NetCDF version 3 includes a complete rewrite of the netCDF library. It is about twice as fast as the previous version. The netCDF file format is unchanged, so files written with version 3 can be read with version 2 code and vice versa.
The core library is now written in ANSI C. For example, prototypes are used throughout as well as const qualifiers where appropriate. You must have an ANSI C compiler to compile this version.
Rewriting the library offered an opportunity to implement improved C and FORTRAN interfaces that provide some significant benefits:
type safety, by eliminating the need to use generic void* pointers;
automatic type conversions, by eliminating the undesirable coupling between the language-independent external netCDF types (NF_BYTE, ..., NF_DOUBLE) and language-dependent internal data types (char, ..., double);
support for future enhancements, by eliminating obstacles to the clean addition of support for packed data and multithreading;
more standard error behavior, by uniformly communicating an error status back to the calling program in the return value of each function.

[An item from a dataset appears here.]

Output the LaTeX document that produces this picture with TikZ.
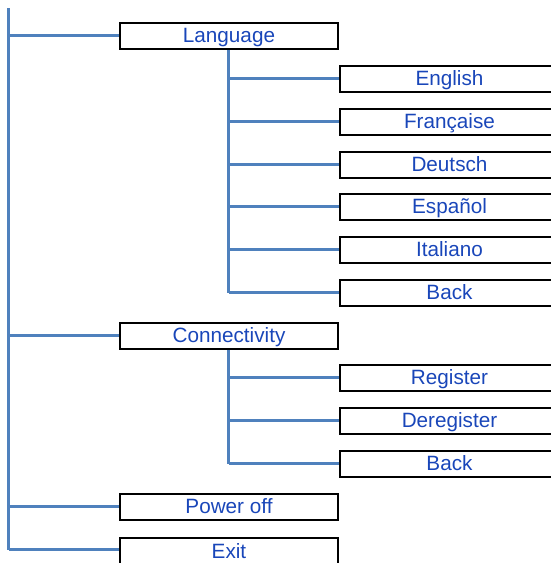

It is not necessary to rewrite programs that use the version 2 C interface, because the netCDF-3 library includes a backward compatibility interface that supports all the old functions, globals, and behavior. We are hoping that the benefits of the new interface will be an incentive to use it in new netCDF applications. It is possible to convert old applications to the new interface incrementally, replacing netCDF-2 calls with the corresponding netCDF-3 calls one at a time. If you want to check that only netCDF-3 calls are used in an application, a preprocessor macro (NO_NETCDF_2) is available for that purpose.
Other changes in the implementation of netCDF result in improved portability, maintainability, and performance on most platforms. A clean separation between I/O and type layers facilitates platform-specific optimizations. The new library no longer uses a vendor-provided XDR library, which simplifies linking programs that use netCDF and speeds up data access significantly in most cases.